Task statement: Pictures excluded, return the lines below from the first through the line holding "import * as".

## BEGIN Data shown

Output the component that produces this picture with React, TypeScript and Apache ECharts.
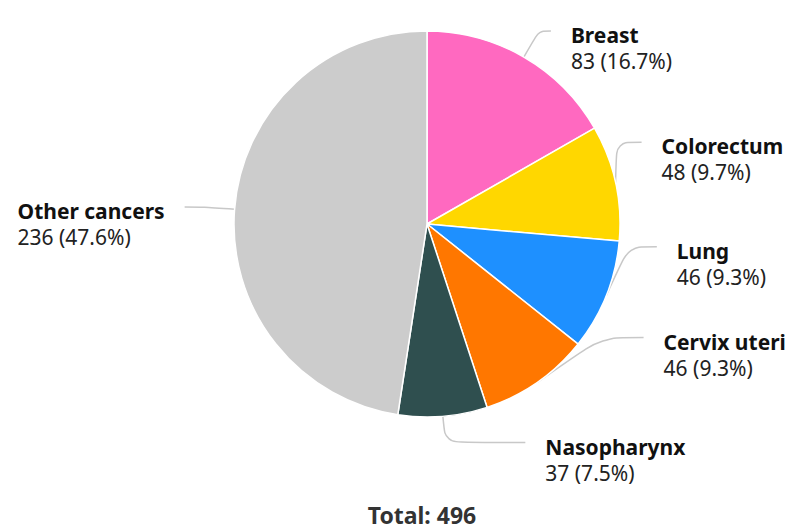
import React, { useEffect, useRef } from "react";
import * as echarts from "echarts";

const categories = ["Breast", "Colorectum", "Lung", "Cervix uteri", "Nasopharynx", "Other cancers"];
const values = [83, 48, 46, 46, 37, 236];
const colors = ["#ff69c0", "#ffd700", "#1e90ff", "#ff7700", "#2f4f4f", "#cccccc"];
const total = values.reduce((a, b) => a + b, 0);
const totalLabel = "Total: " + total;
// label styling per slice: horizontal leader segment and spacing margin
const leaderTail = [12, 25, 28, 45, 80, 20];
const labelMargin = [36, 36, 36, 36, 80, 36];

export default function App() {
  const ref = useRef<HTMLDivElement>(null);
  useEffect(() => {
    if (!ref.current) return;
    const chart = echarts.init(ref.current, null, { renderer: "svg" });
    const font = "'Noto Sans', sans-serif";
    chart.setOption({
      animation: false,
      textStyle: { fontFamily: font },
      title: {
        text: totalLabel,
        left: 422,
        textAlign: "center",
        top: 503,
        padding: 0,
        textStyle: { fontFamily: font, fontSize: 23, fontWeight: "bold", color: "#333" },
      },
      series: [
        {
          type: "pie",
          center: [427, 224],
          radius: 193,
          top: 0,
          bottom: 7,
          startAngle: 90,
          clockwise: true,
          avoidLabelOverlap: true,
          itemStyle: { borderColor: "#fff", borderWidth: 1.5 },
          label: {
            show: true,
            overflow: "none",
            bleedMargin: 2,
            distanceToLabelLine: 20,
            padding: [34, 0, 0, 0],
            formatter: (p: any) =>
              "{b|" + p.name + "}\n{v|" + p.value + " (" + ((p.value / total) * 100).toFixed(1) + "%)}",
            color: "#111",
            rich: {
              b: { fontSize: 21, lineHeight: 26, fontWeight: "bold", color: "#111", fontFamily: font, align: "left" },
              v: { fontSize: 21, lineHeight: 26, color: "#222", fontFamily: font, align: "left" },
            },
          },
          labelLine: {
            show: true,
            smooth: true,
            length: 30,
            length2: 20,
            lineStyle: { color: "#c8c8c8", width: 1.5 },
          },
          data: categories.map((name, i) => ({
            name,
            value: values[i],
            itemStyle: { color: colors[i] },
            label: { minMargin: labelMargin[i] },
            labelLine: { length2: leaderTail[i] },
          })),
        },
      ],
    });
    return () => chart.dispose();
  }, []);
  return (
    <div
      ref={ref}
      style={{ position: "fixed", left: 0, top: 0, width: 806, height: 530, background: "#fff" }}
    />
  );
}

## END Data shown

Response:
Output the component that produces this picture with React, TypeScript and Apache ECharts.
import React, { useEffect, useRef } from "react";
import * as echarts from "echarts";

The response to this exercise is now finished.